2. Least Privilege IAM Roles: Follow the principle of least privilege by creating environment-specific roles with only the necessary permissions for each deployment task. Regularly audit these roles to maintain tight security.
3. Trust Policy Scope: Configure the project_path condition carefully in your trust policy. Consider using specific path constraints or additional conditions like gitlab.com:ref_type and gitlab.com:ref to restrict which branches can assume roles, especially for production environments.
4. Environment Variables vs. Files: While our approach uses files to pass credentials, this isolates them from GitLab's variable system and log outputs, reducing the risk of accidental exposure.

Remember that your deployment security depends on properly configuring each component of this pipeline. Review all settings thoroughly before using in production environments.

Conclusion

The technique explained in this article builds upon our previous approach for sharing artifacts and extends it to handle dynamic environment variables — particularly sensitive ones like cloud credentials.

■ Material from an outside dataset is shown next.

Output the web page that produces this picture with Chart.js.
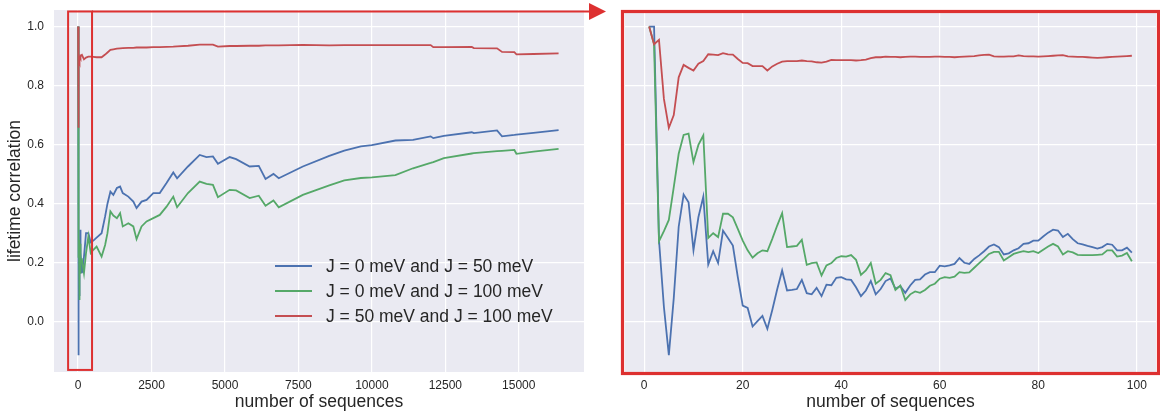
<!DOCTYPE html>
<html>
<head>
<meta charset="utf-8">
<script src="https://cdn.jsdelivr.net/npm/chart.js@4.4.1/dist/chart.umd.min.js"></script>
<style>
    html, body { margin: 0; padding: 0; background: #fff; }
    #wrap { position: relative; width: 1160px; height: 416px; overflow: hidden; }
    #fullChart { position: absolute; left: 0; top: 0; }
    #zoomChart { position: absolute; left: 600px; top: 0; }
</style>
</head>
<body>
<div id="wrap">
    <canvas id="fullChart" width="610" height="416"></canvas>
    <canvas id="zoomChart" width="560" height="416"></canvas>
</div>
<script>
const SERIES_LABELS = [
    'J = 0 meV and J = 50 meV',
    'J = 0 meV and J = 100 meV',
    'J = 50 meV and J = 100 meV',
];

// first 99 sequences (right panel, also the start of the left panel)
const FIRST_N = Array.from({ length: 99 }, (_, i) => i + 1);

const BLUE_FIRST = [
    1.0, 1.0, 0.277, 0.05, -0.113, 0.08, 0.322, 0.431, 0.405, 0.242,
    0.354, 0.424, 0.194, 0.239, 0.199, 0.309, 0.284, 0.258, 0.151, 0.055,
    0.047, -0.016, 0.002, 0.02, -0.024, 0.04, 0.11, 0.174, 0.106, 0.108,
    0.111, 0.142, 0.097, 0.093, 0.115, 0.087, 0.126, 0.124, 0.149, 0.151,
    0.144, 0.142, 0.117, 0.087, 0.106, 0.138, 0.093, 0.111, 0.138, 0.147,
    0.112, 0.121, 0.098, 0.123, 0.142, 0.144, 0.160, 0.168, 0.168, 0.190,
    0.188, 0.191, 0.196, 0.216, 0.200, 0.196, 0.213, 0.225, 0.239, 0.255,
    0.262, 0.253, 0.228, 0.232, 0.242, 0.249, 0.264, 0.266, 0.275, 0.275,
    0.289, 0.302, 0.312, 0.309, 0.287, 0.298, 0.280, 0.266, 0.262, 0.257,
    0.253, 0.248, 0.253, 0.264, 0.261, 0.242, 0.242, 0.251, 0.234,
];
const GREEN_FIRST = [
    1.0, 0.94, 0.273, 0.307, 0.345, 0.456, 0.569, 0.633, 0.637, 0.541,
    0.599, 0.631, 0.284, 0.300, 0.287, 0.366, 0.366, 0.354, 0.315, 0.275,
    0.242, 0.217, 0.232, 0.242, 0.239, 0.281, 0.326, 0.368, 0.253, 0.255,
    0.257, 0.278, 0.193, 0.199, 0.201, 0.157, 0.191, 0.199, 0.216, 0.222,
    0.221, 0.226, 0.210, 0.159, 0.174, 0.199, 0.129, 0.142, 0.165, 0.158,
    0.108, 0.123, 0.074, 0.093, 0.103, 0.098, 0.108, 0.122, 0.129, 0.146,
    0.151, 0.149, 0.153, 0.168, 0.166, 0.167, 0.183, 0.199, 0.214, 0.230,
    0.237, 0.237, 0.208, 0.219, 0.230, 0.235, 0.239, 0.236, 0.239, 0.233,
    0.244, 0.255, 0.264, 0.255, 0.228, 0.239, 0.235, 0.227, 0.226, 0.226,
    0.226, 0.227, 0.228, 0.242, 0.242, 0.221, 0.224, 0.233, 0.205,
];
const RED_FIRST = [
    1.0, 0.94, 0.955, 0.755, 0.657, 0.70, 0.828, 0.87, 0.86, 0.851,
    0.874, 0.883, 0.906, 0.905, 0.903, 0.91, 0.906, 0.905, 0.89, 0.877,
    0.876, 0.866, 0.866, 0.866, 0.851, 0.865, 0.874, 0.881, 0.883, 0.883,
    0.883, 0.885, 0.883, 0.882, 0.879, 0.878, 0.881, 0.887, 0.886, 0.886,
    0.886, 0.886, 0.885, 0.886, 0.888, 0.893, 0.896, 0.896, 0.898, 0.897,
    0.897, 0.896, 0.897, 0.898, 0.898, 0.897, 0.897, 0.897, 0.898, 0.898,
    0.897, 0.897, 0.896, 0.897, 0.898, 0.899, 0.900, 0.902, 0.904, 0.905,
    0.899, 0.898, 0.898, 0.899, 0.899, 0.902, 0.900, 0.899, 0.899, 0.898,
    0.899, 0.900, 0.901, 0.902, 0.903, 0.899, 0.898, 0.897, 0.897, 0.896,
    0.895, 0.894, 0.895, 0.896, 0.897, 0.898, 0.899, 0.900, 0.901,
];

// sparse readings of the long run (left panel, beyond the first 99)
const LONG_X = [
    130, 200, 270, 350, 430, 520, 630, 800, 920, 1000,
    1100, 1200, 1320, 1430, 1520, 1710, 1880, 1990, 2160, 2330,
    2560, 2780, 3010, 3240, 3370, 3740, 4140, 4370, 4590, 4760,
    5160, 5380, 5840, 6150, 6380, 6650, 6830, 7650, 8550, 9060,
    9625, 10000, 10800, 11400, 12000, 12090, 12450, 13400, 13470, 14260,
    14430, 14850, 14920, 15500, 16355,
];
const BLUE_LONG = [
    0.165, 0.22, 0.30, 0.30, 0.269, 0.275, 0.285, 0.30, 0.357, 0.40,
    0.441, 0.43, 0.453, 0.458, 0.436, 0.424, 0.407, 0.385, 0.407, 0.413,
    0.436, 0.436, 0.47, 0.506, 0.486, 0.526, 0.565, 0.558, 0.56, 0.535,
    0.558, 0.551, 0.526, 0.528, 0.484, 0.501, 0.486, 0.526, 0.562, 0.58,
    0.594, 0.598, 0.614, 0.616, 0.628, 0.622, 0.630, 0.642, 0.639, 0.648,
    0.628, 0.633, 0.634, 0.64, 0.649,
];
const GREEN_LONG = [
    0.21, 0.165, 0.233, 0.289, 0.233, 0.244, 0.255, 0.221, 0.26, 0.30,
    0.374, 0.36, 0.351, 0.368, 0.323, 0.334, 0.323, 0.28, 0.323, 0.34,
    0.351, 0.362, 0.39, 0.424, 0.388, 0.436, 0.475, 0.467, 0.464, 0.422,
    0.447, 0.445, 0.419, 0.427, 0.393, 0.411, 0.388, 0.43, 0.462, 0.479,
    0.487, 0.489, 0.497, 0.52, 0.538, 0.541, 0.554, 0.570, 0.571, 0.578,
    0.579, 0.582, 0.569, 0.576, 0.586,
];
const RED_LONG = [
    0.904, 0.889, 0.895, 0.898, 0.898, 0.897, 0.896, 0.896, 0.905, 0.912,
    0.921, 0.923, 0.925, 0.926, 0.927, 0.928, 0.928, 0.929, 0.929, 0.929,
    0.930, 0.930, 0.931, 0.932, 0.933, 0.935, 0.939, 0.939, 0.939, 0.932,
    0.934, 0.934, 0.935, 0.935, 0.936, 0.936, 0.936, 0.938, 0.936, 0.937,
    0.937, 0.937, 0.937, 0.937, 0.937, 0.930, 0.930, 0.931, 0.927, 0.926,
    0.914, 0.913, 0.906, 0.907, 0.909,
];

const Y_TICKS      = [0, 0.2, 0.4, 0.6, 0.8, 1.0];
const FULL_X_TICKS = [0, 2500, 5000, 7500, 10000, 12500, 15000];
const ZOOM_X_TICKS = [0, 20, 40, 60, 80, 100];

const COLORS   = ['#4c72b0', '#55a868', '#c44e52'];
const MARK_RED = '#dd3030';
const TEXT     = '#262626';
const FONT     = '"Liberation Sans", Arial, sans-serif';

const Y_RANGE   = { min: -0.17, max: 1.056 };
const ZOOM_BOX  = { xMin: -340, xMax: 475, yMin: -0.163, yMax: 1.051 };

const toPoints = (xs, ys) => xs.map((x, i) => ({ x, y: ys[i] }));

function datasets(blue, green, red) {
    return [blue, green, red].map((data, i) => ({
        label:       SERIES_LABELS[i],
        data,
        borderColor: COLORS[i],
        borderWidth: 1.8,
        pointRadius: 0,
        tension:     0,
        order:       2 - i, // red on top, blue underneath
    }));
}

const plotBackground = {
    id: 'plotBackground',
    beforeDraw(chart) {
        const { ctx, chartArea: a } = chart;
        ctx.save();
        ctx.fillStyle = '#eaeaf2';
        ctx.fillRect(a.left, a.top, a.right - a.left, a.bottom - a.top);
        ctx.restore();
    },
};

const insideLegend = {
    id: 'insideLegend',
    afterDraw(chart) {
        const { ctx } = chart;
        ctx.save();
        ctx.font = `17.5px ${FONT}`;
        ctx.textBaseline = 'middle';
        chart.data.datasets.forEach((ds, i) => {
            const y = 266 + i * 25;
            ctx.strokeStyle = ds.borderColor;
            ctx.lineWidth = 2;
            ctx.beginPath();
            ctx.moveTo(275, y);
            ctx.lineTo(312, y);
            ctx.stroke();
            ctx.fillStyle = TEXT;
            ctx.fillText(ds.label, 326, y + 1);
        });
        ctx.restore();
    },
};

const zoomMarker = {
    id: 'zoomMarker',
    afterDraw(chart) {
        const { ctx, scales: { x, y } } = chart;
        const l = x.getPixelForValue(ZOOM_BOX.xMin);
        const r = x.getPixelForValue(ZOOM_BOX.xMax);
        const t = y.getPixelForValue(ZOOM_BOX.yMax);
        const b = y.getPixelForValue(ZOOM_BOX.yMin);
        ctx.save();
        ctx.strokeStyle = MARK_RED;
        ctx.fillStyle = MARK_RED;
        ctx.lineWidth = 2;
        ctx.strokeRect(l, t, r - l, b - t);
        ctx.beginPath();
        ctx.moveTo(r, t);
        ctx.lineTo(592, t);
        ctx.stroke();
        ctx.beginPath();
        ctx.moveTo(589, t - 8.5);
        ctx.lineTo(606, t);
        ctx.lineTo(589, t + 8.5);
        ctx.closePath();
        ctx.fill();
        ctx.restore();
    },
};

const zoomFrame = {
    id: 'zoomFrame',
    afterDraw(chart) {
        const { ctx, chartArea: a } = chart;
        ctx.save();
        ctx.strokeStyle = MARK_RED;
        ctx.lineWidth = 3.2;
        ctx.strokeRect(a.left - 2.5, a.top + 1.5, a.right - a.left + 5, a.bottom - a.top);
        ctx.restore();
    },
};

function scales({ xMin, xMax, xTicks, yWidth, showY }) {
    const grid = { color: '#ffffff', lineWidth: 1.2, drawTicks: false };
    return {
        x: {
            type: 'linear',
            min: xMin,
            max: xMax,
            afterBuildTicks: s => { s.ticks = xTicks.map(value => ({ value })); },
            afterFit: s => { s.height = 44; s.paddingLeft = 0; s.paddingRight = 0; },
            grid,
            border: { display: false },
            ticks: {
                callback:    v => String(v),
                autoSkip:    false,
                maxRotation: 0,
                padding:     6,
                color:       TEXT,
                font:        { family: FONT, size: 12 },
            },
            title: {
                display: true,
                text:    'number of sequences',
                color:   TEXT,
                font:    { family: FONT, size: 17.5 },
                padding: { top: 0, bottom: 3 },
            },
        },
        y: {
            min: Y_RANGE.min,
            max: Y_RANGE.max,
            afterBuildTicks: s => { s.ticks = Y_TICKS.map(value => ({ value })); },
            afterFit: s => { s.width = yWidth; s.paddingTop = 0; s.paddingBottom = 0; },
            grid,
            border: { display: false },
            ticks: {
                display:  showY,
                callback: v => v.toFixed(1),
                padding:  10,
                color:    TEXT,
                font:     { family: FONT, size: 12 },
            },
            title: {
                display: showY,
                text:    'lifetime correlation',
                color:   TEXT,
                font:    { family: FONT, size: 17.5 },
                padding: { top: 5, bottom: 0 },
            },
        },
    };
}

const baseOptions = {
    responsive: false,
    animation:  false,
    plugins: {
        legend:  { display: false },
        tooltip: { enabled: false },
    },
};

new Chart(document.getElementById('fullChart').getContext('2d'), {
    type: 'line',
    data: {
        datasets: datasets(
            [...toPoints(FIRST_N, BLUE_FIRST),  ...toPoints(LONG_X, BLUE_LONG)],
            [...toPoints(FIRST_N, GREEN_FIRST), ...toPoints(LONG_X, GREEN_LONG)],
            [...toPoints(FIRST_N, RED_FIRST),   ...toPoints(LONG_X, RED_LONG)],
        ),
    },
    options: {
        ...baseOptions,
        layout: { padding: { left: 0, right: 26, top: 10, bottom: 0 } },
        scales: scales({ xMin: -820, xMax: 17220, xTicks: FULL_X_TICKS, yWidth: 54, showY: true }),
    },
    plugins: [plotBackground, insideLegend, zoomMarker],
});

new Chart(document.getElementById('zoomChart').getContext('2d'), {
    type: 'line',
    data: {
        datasets: datasets(
            toPoints(FIRST_N, BLUE_FIRST),
            toPoints(FIRST_N, GREEN_FIRST),
            toPoints(FIRST_N, RED_FIRST),
        ),
    },
    options: {
        ...baseOptions,
        layout: { padding: { left: 0, right: 4, top: 10, bottom: 0 } },
        scales: scales({ xMin: -3.9, xMax: 103.9, xTicks: ZOOM_X_TICKS, yWidth: 25, showY: false }),
    },
    plugins: [plotBackground, zoomFrame],
});
</script>
</body>
</html>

This method isn't limited to AWS credentials. You can use similar approaches for:

• Generating credentials for multiple cloud providers
• Passing dynamic configuration between jobs
• Managing database connection strings for different environments
• Sharing temporary access tokens across deployment stages
• Creating environment-specific configuration dynamically

The key insight is that environment-specific files, combined with GitLab's artifact sharing mechanism and a consistent naming pattern, provide a robust solution for passing dynamic variables between matrix jobs.

By leveraging these techniques, you can create truly flexible CI/CD pipelines that work seamlessly across multiple environments and tenants while maintaining proper isolation and security.